>>

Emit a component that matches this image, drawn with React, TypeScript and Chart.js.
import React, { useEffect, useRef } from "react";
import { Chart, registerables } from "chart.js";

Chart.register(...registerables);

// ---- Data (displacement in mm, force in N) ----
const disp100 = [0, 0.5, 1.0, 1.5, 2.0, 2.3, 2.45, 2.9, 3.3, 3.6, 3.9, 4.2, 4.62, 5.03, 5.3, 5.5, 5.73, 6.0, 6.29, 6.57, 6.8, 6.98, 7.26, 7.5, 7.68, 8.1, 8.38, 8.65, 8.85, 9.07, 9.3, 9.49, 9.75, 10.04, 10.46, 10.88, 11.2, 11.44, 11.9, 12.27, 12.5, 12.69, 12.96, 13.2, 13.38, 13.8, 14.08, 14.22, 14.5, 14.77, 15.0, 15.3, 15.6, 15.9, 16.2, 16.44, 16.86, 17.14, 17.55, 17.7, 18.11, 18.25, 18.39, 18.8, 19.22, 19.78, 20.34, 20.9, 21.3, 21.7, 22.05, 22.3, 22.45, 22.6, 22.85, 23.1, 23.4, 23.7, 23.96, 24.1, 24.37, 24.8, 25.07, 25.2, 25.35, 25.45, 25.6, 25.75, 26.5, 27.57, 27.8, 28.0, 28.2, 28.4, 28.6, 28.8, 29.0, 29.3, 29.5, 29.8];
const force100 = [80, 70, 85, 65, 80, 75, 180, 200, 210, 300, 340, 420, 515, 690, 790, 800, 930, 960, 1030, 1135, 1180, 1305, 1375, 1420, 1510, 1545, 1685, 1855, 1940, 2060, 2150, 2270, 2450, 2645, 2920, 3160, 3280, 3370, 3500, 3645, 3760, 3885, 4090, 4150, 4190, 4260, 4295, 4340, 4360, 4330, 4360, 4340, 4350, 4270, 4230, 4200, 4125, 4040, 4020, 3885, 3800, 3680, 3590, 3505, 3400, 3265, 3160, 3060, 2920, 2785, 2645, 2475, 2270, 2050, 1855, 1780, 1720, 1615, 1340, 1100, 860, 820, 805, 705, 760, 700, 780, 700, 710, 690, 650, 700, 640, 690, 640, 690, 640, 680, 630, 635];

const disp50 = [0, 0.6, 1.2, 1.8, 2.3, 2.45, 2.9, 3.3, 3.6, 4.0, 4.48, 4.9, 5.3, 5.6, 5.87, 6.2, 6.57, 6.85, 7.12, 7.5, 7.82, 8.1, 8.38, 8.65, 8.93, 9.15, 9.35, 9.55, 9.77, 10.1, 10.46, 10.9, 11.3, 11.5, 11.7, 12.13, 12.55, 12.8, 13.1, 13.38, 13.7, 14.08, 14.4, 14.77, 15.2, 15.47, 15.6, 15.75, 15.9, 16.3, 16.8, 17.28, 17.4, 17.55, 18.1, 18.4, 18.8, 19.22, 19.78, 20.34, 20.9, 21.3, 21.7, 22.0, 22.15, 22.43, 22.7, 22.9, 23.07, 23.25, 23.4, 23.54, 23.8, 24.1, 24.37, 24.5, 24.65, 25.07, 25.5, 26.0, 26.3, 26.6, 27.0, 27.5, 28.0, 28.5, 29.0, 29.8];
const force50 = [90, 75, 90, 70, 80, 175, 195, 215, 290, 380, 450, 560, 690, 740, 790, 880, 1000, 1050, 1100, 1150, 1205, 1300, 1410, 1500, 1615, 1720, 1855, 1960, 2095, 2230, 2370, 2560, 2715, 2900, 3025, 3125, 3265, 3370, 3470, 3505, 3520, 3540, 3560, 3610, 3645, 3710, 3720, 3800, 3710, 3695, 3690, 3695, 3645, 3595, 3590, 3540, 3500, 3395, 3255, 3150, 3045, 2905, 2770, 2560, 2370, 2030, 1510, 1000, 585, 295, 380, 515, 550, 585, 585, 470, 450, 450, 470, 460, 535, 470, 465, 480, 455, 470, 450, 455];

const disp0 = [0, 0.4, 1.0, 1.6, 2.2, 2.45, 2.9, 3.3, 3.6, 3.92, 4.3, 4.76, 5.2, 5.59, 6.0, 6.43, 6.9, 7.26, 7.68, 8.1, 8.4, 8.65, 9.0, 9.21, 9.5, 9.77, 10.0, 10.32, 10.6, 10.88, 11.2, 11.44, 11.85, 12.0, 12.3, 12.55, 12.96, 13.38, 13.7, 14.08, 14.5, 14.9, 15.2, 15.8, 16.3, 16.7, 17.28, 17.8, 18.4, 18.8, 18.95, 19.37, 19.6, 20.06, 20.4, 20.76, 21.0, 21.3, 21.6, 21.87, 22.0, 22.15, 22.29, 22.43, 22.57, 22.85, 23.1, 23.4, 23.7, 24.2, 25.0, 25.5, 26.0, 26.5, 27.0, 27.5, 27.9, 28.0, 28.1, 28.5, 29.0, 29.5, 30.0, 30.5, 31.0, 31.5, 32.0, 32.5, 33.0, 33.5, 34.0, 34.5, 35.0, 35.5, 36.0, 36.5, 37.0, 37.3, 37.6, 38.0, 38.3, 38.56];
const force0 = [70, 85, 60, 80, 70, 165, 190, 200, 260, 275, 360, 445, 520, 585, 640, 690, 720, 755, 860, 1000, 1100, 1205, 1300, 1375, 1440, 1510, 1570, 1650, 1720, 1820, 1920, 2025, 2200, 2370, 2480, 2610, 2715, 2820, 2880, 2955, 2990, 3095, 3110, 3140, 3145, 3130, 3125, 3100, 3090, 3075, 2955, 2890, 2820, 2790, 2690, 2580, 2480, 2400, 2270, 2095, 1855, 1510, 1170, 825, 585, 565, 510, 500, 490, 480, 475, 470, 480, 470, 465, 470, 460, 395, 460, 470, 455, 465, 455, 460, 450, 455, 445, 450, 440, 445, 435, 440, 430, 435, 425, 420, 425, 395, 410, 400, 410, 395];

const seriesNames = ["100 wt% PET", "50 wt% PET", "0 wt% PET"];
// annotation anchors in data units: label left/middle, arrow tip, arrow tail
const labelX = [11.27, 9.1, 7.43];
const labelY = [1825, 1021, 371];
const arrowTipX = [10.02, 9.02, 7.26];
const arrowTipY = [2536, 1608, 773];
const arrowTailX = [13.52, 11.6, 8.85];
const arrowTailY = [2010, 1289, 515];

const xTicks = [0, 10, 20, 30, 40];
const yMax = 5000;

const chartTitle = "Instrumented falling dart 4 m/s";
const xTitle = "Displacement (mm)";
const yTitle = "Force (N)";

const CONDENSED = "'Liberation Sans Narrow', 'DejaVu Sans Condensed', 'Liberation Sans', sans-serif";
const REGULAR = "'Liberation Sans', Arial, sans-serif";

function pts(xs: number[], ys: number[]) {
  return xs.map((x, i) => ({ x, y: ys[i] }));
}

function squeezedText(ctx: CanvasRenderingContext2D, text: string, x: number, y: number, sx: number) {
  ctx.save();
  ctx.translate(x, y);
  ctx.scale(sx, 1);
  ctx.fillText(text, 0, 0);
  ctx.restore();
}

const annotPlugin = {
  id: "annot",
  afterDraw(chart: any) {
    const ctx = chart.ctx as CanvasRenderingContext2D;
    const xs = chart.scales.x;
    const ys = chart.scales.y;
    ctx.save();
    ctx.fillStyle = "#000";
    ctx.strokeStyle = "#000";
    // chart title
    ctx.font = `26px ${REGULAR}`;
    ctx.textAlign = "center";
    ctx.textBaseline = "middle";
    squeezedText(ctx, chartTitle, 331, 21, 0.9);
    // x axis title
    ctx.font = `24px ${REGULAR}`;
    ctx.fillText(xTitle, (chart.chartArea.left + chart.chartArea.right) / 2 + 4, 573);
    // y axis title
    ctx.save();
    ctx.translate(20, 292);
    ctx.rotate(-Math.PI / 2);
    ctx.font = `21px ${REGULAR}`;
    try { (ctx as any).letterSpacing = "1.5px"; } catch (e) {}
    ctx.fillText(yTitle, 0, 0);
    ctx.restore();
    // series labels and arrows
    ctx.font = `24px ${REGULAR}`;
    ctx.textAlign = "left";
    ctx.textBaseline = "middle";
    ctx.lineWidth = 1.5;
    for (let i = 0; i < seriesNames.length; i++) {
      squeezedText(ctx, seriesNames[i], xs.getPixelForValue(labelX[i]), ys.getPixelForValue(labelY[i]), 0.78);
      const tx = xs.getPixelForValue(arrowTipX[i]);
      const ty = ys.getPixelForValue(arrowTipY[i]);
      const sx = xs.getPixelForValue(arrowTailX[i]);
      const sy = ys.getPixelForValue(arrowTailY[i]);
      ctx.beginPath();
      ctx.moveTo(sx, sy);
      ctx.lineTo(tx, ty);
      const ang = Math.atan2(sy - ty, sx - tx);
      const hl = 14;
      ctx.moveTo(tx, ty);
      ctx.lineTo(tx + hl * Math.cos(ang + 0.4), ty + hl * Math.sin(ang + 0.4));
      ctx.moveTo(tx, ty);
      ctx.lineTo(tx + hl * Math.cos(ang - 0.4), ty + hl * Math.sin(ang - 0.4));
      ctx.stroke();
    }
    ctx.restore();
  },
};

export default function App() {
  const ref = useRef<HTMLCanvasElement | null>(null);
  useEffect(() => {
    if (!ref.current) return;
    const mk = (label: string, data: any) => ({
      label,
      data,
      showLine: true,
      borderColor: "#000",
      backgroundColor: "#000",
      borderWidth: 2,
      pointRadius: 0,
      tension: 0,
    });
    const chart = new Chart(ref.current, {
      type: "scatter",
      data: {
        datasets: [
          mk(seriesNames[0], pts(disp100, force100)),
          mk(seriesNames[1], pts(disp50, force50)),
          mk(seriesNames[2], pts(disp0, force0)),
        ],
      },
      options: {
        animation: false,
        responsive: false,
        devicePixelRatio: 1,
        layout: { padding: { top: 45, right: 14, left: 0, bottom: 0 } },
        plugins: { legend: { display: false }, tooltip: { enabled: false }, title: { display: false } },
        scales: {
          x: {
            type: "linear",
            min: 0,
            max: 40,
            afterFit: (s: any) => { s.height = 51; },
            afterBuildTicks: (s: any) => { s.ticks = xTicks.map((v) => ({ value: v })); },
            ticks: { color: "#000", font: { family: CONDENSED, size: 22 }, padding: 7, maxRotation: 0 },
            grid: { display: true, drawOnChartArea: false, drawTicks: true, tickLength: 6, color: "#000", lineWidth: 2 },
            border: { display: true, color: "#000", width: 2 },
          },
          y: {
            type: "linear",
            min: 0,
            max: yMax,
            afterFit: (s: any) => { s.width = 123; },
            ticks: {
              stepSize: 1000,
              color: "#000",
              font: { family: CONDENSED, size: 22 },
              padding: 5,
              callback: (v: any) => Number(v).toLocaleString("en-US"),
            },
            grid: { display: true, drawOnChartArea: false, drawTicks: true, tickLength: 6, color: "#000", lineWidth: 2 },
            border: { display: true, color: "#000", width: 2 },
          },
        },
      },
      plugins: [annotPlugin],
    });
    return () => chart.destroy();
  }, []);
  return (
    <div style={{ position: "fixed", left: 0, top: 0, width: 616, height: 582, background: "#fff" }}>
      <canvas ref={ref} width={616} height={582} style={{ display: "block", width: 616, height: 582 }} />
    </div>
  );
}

<<
>>

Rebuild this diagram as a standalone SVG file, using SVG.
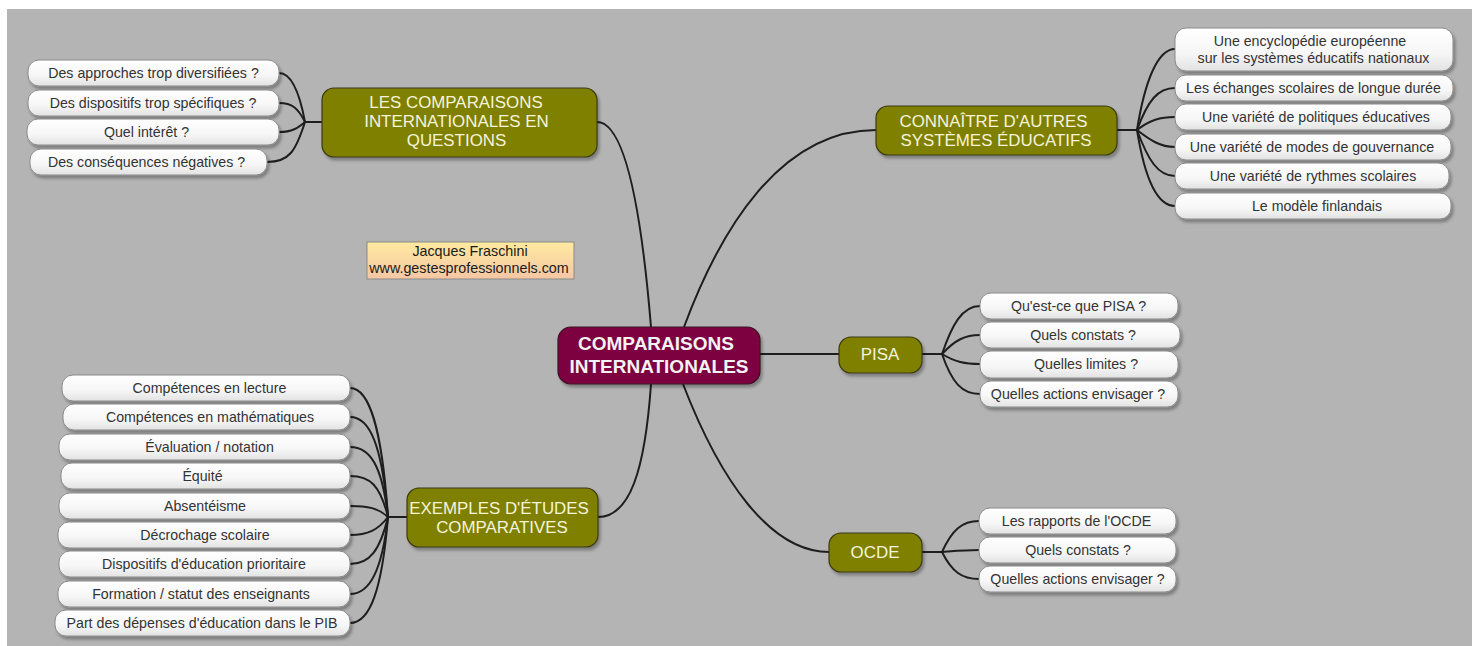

<<
>>

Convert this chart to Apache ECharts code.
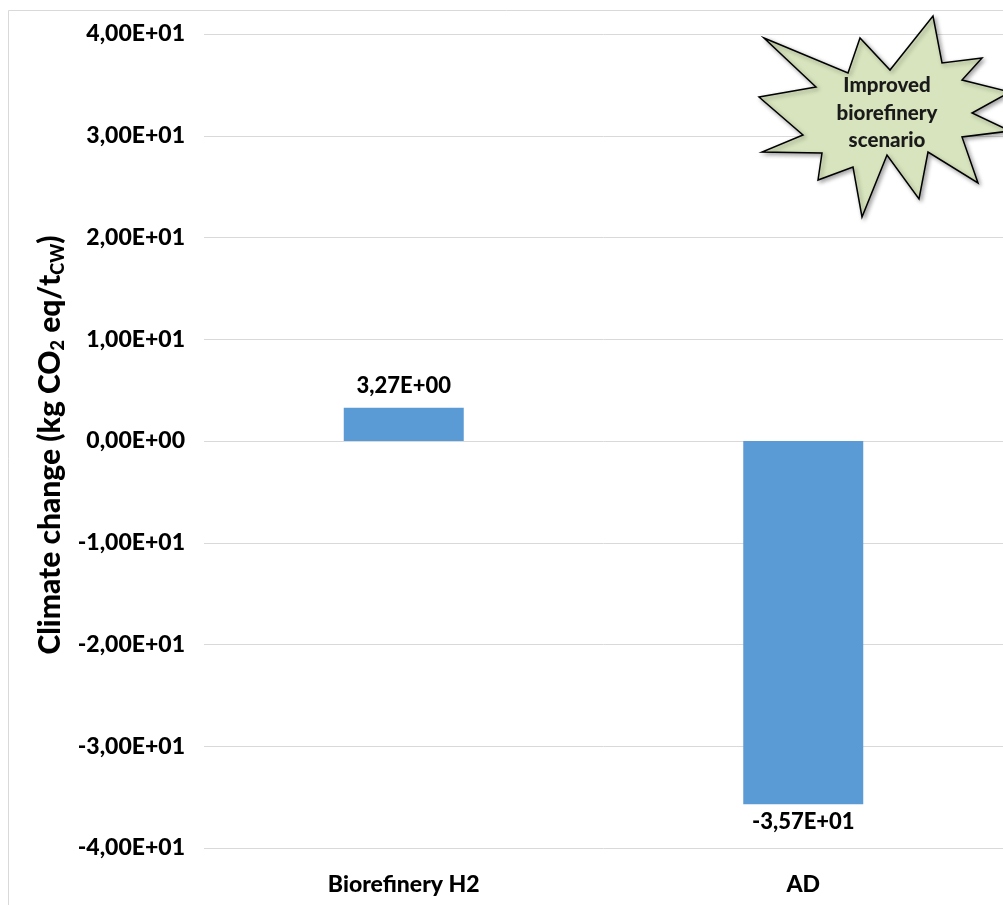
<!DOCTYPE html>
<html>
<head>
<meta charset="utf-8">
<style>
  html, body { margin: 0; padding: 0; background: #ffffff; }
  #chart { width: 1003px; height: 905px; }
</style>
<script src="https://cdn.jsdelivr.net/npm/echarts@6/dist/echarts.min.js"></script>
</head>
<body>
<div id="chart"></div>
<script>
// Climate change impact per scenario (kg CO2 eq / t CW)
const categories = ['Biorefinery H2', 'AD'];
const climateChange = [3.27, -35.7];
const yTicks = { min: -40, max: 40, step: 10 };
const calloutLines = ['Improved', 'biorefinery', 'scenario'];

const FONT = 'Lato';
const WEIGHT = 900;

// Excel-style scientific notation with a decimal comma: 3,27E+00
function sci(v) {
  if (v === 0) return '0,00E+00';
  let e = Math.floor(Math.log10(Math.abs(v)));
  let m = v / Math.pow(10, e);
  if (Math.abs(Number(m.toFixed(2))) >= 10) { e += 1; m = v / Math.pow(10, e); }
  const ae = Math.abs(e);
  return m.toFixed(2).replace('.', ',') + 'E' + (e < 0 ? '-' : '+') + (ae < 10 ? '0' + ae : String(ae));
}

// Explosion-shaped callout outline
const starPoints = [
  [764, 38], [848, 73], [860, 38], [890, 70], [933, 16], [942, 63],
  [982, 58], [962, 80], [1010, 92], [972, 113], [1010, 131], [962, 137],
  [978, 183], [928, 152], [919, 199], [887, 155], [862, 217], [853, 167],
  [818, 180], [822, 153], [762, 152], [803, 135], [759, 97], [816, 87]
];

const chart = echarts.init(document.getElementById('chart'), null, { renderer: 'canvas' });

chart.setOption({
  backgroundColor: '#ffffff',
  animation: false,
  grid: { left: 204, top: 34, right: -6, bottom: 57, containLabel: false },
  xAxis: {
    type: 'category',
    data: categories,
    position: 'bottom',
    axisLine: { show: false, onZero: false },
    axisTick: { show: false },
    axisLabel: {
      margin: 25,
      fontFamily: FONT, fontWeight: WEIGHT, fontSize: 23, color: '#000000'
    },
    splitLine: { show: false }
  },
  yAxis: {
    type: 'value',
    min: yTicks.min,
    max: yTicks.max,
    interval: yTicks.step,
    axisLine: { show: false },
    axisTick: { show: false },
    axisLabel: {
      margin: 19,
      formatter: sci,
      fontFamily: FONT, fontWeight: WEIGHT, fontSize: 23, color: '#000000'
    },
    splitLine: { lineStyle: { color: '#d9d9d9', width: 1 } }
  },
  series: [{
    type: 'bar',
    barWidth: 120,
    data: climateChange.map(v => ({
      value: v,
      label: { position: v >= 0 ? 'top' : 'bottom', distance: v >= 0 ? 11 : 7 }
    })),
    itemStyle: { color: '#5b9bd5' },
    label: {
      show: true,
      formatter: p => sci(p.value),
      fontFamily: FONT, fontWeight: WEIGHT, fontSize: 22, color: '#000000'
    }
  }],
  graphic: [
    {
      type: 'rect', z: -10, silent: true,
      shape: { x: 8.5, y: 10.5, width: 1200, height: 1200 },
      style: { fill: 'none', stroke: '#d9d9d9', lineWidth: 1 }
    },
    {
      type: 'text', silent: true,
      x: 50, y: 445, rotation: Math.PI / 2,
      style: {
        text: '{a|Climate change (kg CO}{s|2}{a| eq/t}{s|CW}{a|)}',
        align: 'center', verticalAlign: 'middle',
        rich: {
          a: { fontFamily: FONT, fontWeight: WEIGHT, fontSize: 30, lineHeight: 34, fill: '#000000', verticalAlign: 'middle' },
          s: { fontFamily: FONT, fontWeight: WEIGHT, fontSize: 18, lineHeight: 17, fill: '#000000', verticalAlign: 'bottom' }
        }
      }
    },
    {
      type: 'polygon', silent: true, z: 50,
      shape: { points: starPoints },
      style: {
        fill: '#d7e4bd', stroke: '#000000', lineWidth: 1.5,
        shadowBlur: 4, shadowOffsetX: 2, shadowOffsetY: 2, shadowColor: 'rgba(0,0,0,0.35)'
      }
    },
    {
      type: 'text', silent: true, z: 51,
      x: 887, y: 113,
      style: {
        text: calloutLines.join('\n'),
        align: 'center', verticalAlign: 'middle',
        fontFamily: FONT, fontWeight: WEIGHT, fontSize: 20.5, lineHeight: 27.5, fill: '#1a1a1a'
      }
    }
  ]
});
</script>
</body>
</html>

<<

__SHORT EXERCISE__.
Find every line that holds "with" and copy it.

__COMPLETED TASK__.
Emit a component that matches this image, drawn with React, TypeScript and Chart.js.
// Excel-style scientific notation with a decimal comma: 3,27E+00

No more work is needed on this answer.